Flaggermusmannen Traduction : Elisabeth Tangen & Alexis Fouillet

Extraits Personnages

La série Harry Hole débute sous le soleil australien, à Sidney. Les supérieurs hiérarchiques de l'inspecteur ont en effet décidé de l'expédier aux Antipodes afin qu'il représente la police norvégienne dans l'enquête sur le meurtre d'Inger Holter, une jeune fille retrouvée étranglée et violée tout au bas d'une falaise. Inger travaillait dans un bar branché où fraternisent hétéros et homos de la vaste agglomération australienne. C'est là que Hole va rencontrer une autre Scandinave, la rousse Brigitta Enquist, femme qui, il ne le sait pas encore, comptera énormément pour lui. C'est là également qu'il croise pour la première fois la route d'Otto Rechtnagel, travesti et clown de son double état, personnage outrancier et pourtant authentique qui tient dans le livre l'un des rôles-clefs.

Au début, on a l'impression que l'auteur, ébloui par l'Australie, balade un peu son lecteur pour lui faire admirer ce qui l'a lui-même fasciné. Comme beaucoup d'auteurs, à commencer par Terry Pratchett dans son "Dernier Continent", l'une des aventures les plus désopilantes de Rincevent et de ses collègues, les Mages de l'Université de l'Invisible, Nesbø insiste sur le côté apparemment déjanté de la culture australienne et sur la façon bien à eux qu'ont les autochtones de restituer la langue de Shakespeare. Le lecteur est pris dans un tourbillon de couleurs éclatantes et sèches, où se meuvent des personnages incroyables - Otto par exemple mais il faut bien admettre qu'il fait profession de l'être - et résolument extravertis, rien à voir avec les silhouettes, lassées par un hiver de trop longues ténèbres, qui hantent habituellement les polars scandinaves.

Parmi eux, Andrew Kensington, inspecteur aborigène chargé de piloter Hole à travers les méandres de la procédure - et de la ville. Personnage auquel on s'attache de plus en plus au fil des pages, Kensington appartient à cette génération d'Aborigènes qu'on arracha à leurs mères pour les confier à des familles blanches. Il parle peu de cette expérience qui l'a placé à jamais en porte-à-faux entre deux univers qui co-habitent tout en s'opposant l'un à l'autre, mais on comprendra plus tard quelles lourdes séquelles elle lui a laissées.

Il y a aussi Toowoomba, ami d'Andrew et aborigène tout comme lui, à ceci près qu'il a eu la chance de grandir dans sa famille naturelle. Toowoomba exerce dans une troupe de boxeurs qui tourne souvent avec la troupe d'Otto.

Et n'oublions pas le clochard philosophe avec lequel il arrive à Hole de discuter toute une nuit.
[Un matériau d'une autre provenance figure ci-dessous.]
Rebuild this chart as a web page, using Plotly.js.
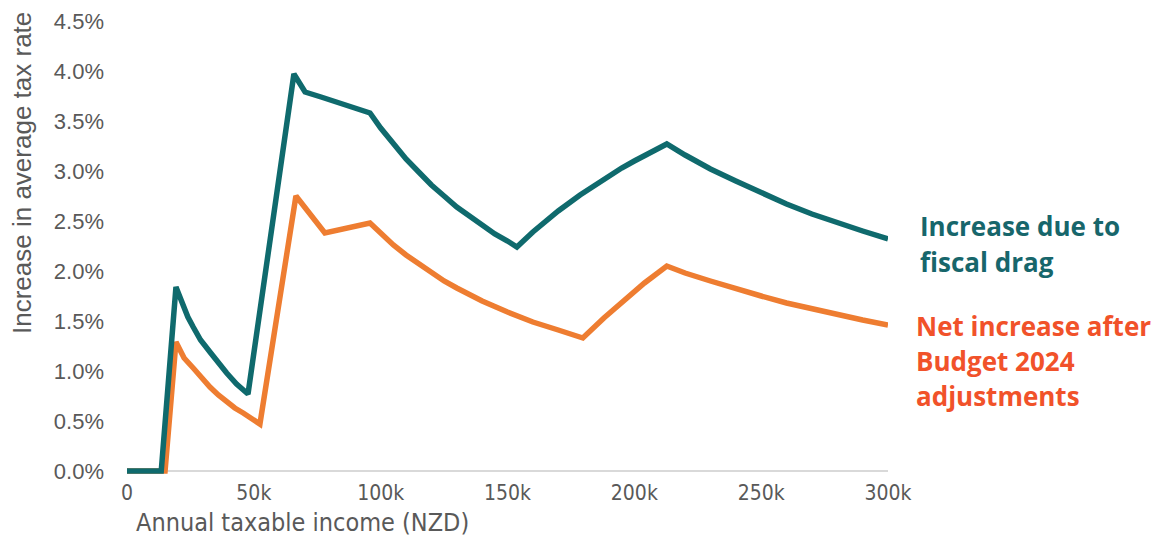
<!DOCTYPE html>
<html>
<head>
<meta charset="utf-8">
<script src="https://cdn.plot.ly/plotly-3.0.1.min.js"></script>
<style>html,body{margin:0;padding:0;background:#fff;}#chart{width:1163px;height:537px;}</style>
</head>
<body>
<div id="chart"></div>
<script>
// Annual taxable income (NZD) and increase in average tax rate (fraction)
const dragIncome = [0, 13500, 19300, 20500, 22000, 24000, 26100, 29000, 32700, 36000, 39300, 43200, 47700,
  65800, 70200, 76500, 83000, 89500, 95800, 100000, 105000, 110000, 115000, 120000, 125000, 130000, 135000, 140000, 145000, 150000, 153700,
  160000, 165000, 170000, 178600, 185000, 190000, 195000, 200000, 206000, 212800,
  220000, 230000, 240000, 250000, 260000, 270000, 280000, 290000, 300000];
const dragRate = [0, 0, 0.0184, 0.0176, 0.0166, 0.0154, 0.0144, 0.0131, 0.0119, 0.0108, 0.0098, 0.0087, 0.0077,
  0.0397, 0.0379, 0.0374, 0.0369, 0.0364, 0.0358, 0.0343, 0.0327, 0.0312, 0.0299, 0.0286, 0.0275, 0.0264, 0.0255, 0.0246, 0.0237, 0.0230, 0.0224,
  0.0239, 0.0250, 0.0260, 0.0276, 0.0287, 0.0295, 0.0303, 0.0310, 0.0318, 0.0327,
  0.0316, 0.0302, 0.0290, 0.0278, 0.0267, 0.0257, 0.0248, 0.0240, 0.0232];

const netIncome = [0, 15000, 19300, 20500, 22500, 26100, 29000, 32700, 36000, 39300, 42500, 45800, 49000, 52400,
  66600, 78000, 95800, 100000, 105000, 110000, 115000, 120000, 125000, 130000, 140000, 150000, 160000, 170000, 179700,
  188000, 196000, 204000, 212800,
  220000, 230000, 240000, 250000, 260000, 270000, 280000, 290000, 300000];
const netRate = [0, 0, 0.0129, 0.0122, 0.0113, 0.0103, 0.0094, 0.0084, 0.0076, 0.0069, 0.0063, 0.0058, 0.0052, 0.0047,
  0.0275, 0.0238, 0.0248, 0.0238, 0.0226, 0.0216, 0.0207, 0.0198, 0.0190, 0.0183, 0.0170, 0.0159, 0.0149, 0.0141, 0.0133,
  0.0153, 0.0171, 0.0188, 0.0205,
  0.0198, 0.0190, 0.0182, 0.0175, 0.0168, 0.0162, 0.0156, 0.0151, 0.0146];

const xTickVals = [0, 50000, 100000, 150000, 200000, 250000, 300000];
const xTickText = ['0', '50k', '100k', '150k', '200k', '250k', '300k'];
const yTickVals = [0, 0.005, 0.01, 0.015, 0.02, 0.025, 0.03, 0.035, 0.04, 0.045];

const seriesDrag = 'Increase due to fiscal drag';
const seriesNet = 'Net increase after Budget 2024 adjustments';
const xTitle = 'Annual taxable income (NZD)';
const yTitle = 'Increase in average tax rate';

const TEAL = '#0f6a6d';
const ORANGE = '#ee7d31';
const TEAL_TXT = '#17666b';
const ORANGE_TXT = '#f1522a';
const GREY = '#595959';
const narrow = '"Liberation Sans Narrow", "DejaVu Sans Condensed", "Arial Narrow", sans-serif';
const sans = '"Liberation Sans", Arial, sans-serif';
const bold = '"Open Sans", "Noto Sans", sans-serif';

const traces = [
  {x: netIncome, y: netRate, name: seriesNet, type: 'scatter', mode: 'lines',
   line: {color: ORANGE, width: 5.5, shape: 'linear'}, hoverinfo: 'x+y'},
  {x: dragIncome, y: dragRate, name: seriesDrag, type: 'scatter', mode: 'lines',
   line: {color: TEAL, width: 5.5, shape: 'linear'}, hoverinfo: 'x+y'}
];

function lbl(text, x, y, color) {
  return {text: text, xref: 'paper', yref: 'paper', x: x, y: y, xanchor: 'left', yanchor: 'middle',
          showarrow: false, font: {family: bold, size: 26, color: color, weight: 700}};
}
const plotH = 455;
function py(pix) { return (476 - pix) / plotH; }
function px(pix) { return (pix - 127) / 761; }

const layout = {
  width: 1163, height: 537,
  margin: {l: 127, r: 275, t: 21, b: 61, pad: 0},
  paper_bgcolor: '#ffffff', plot_bgcolor: '#ffffff',
  showlegend: false,
  xaxis: {range: [0, 300000], tickvals: xTickVals, ticktext: xTickText, showgrid: false, zeroline: false,
          showline: false, ticks: '', ticklabelstandoff: 2,
          tickfont: {family: narrow, size: 21, color: GREY}},
  yaxis: {range: [-0.0005, 0.045], tickvals: yTickVals, tickformat: '.1%', showgrid: false,
          zeroline: true, zerolinecolor: '#d9d9d9', zerolinewidth: 2, showline: false, ticks: '',
          ticklabelstandoff: 22, tickfont: {family: sans, size: 22, color: GREY}},
  annotations: [
    {text: yTitle, xref: 'paper', yref: 'paper', x: px(22), y: py(173), xanchor: 'center', yanchor: 'middle',
     textangle: -90, showarrow: false, font: {family: sans, size: 26, color: GREY}},
    {text: xTitle, xref: 'paper', yref: 'paper', x: px(134), y: py(522), xanchor: 'left', yanchor: 'middle',
     showarrow: false, font: {family: narrow, size: 25, color: GREY}},
    lbl('Increase due to', px(918), py(226), TEAL_TXT),
    lbl('fiscal drag', px(918), py(262), TEAL_TXT),
    lbl('Net increase after', px(914), py(326), ORANGE_TXT),
    lbl('Budget 2024', px(914), py(361), ORANGE_TXT),
    lbl('adjustments', px(914), py(396), ORANGE_TXT)
  ]
};

Plotly.newPlot('chart', traces, layout, {displayModeBar: false, staticPlot: true});
</script>
</body>
</html>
Nesbø aime les fausses pistes et les enquêteurs qui n'ont pas peur de se tromper ou de comprendre trop tard. Il applique cette règle dès le premier volume de la série Harry Hole. Il faut bien convenir que cette enquête australienne est loin d'être aussi simple qu'elle y paraît et Harry crie au moins trois fois au loup avant de repérer le fauve qu'il faut vraiment abattre.

Côté noirceur, on est pas mal gâté. Il y a d'abord tout ce que l'on apprend sur le passé de Hole, en particulier que son alcoolisme récurrent pré-existait à son entrée dans les forces de l'ordre et qu'il lui a joué un très sale tour alors que, avec son équipier, il avait pris en chasse une voiture dans les rues d'Oslo. Et puis, bien sûr, la mort du tueur, une mort impressionnante dont Harry est le témoin frustré.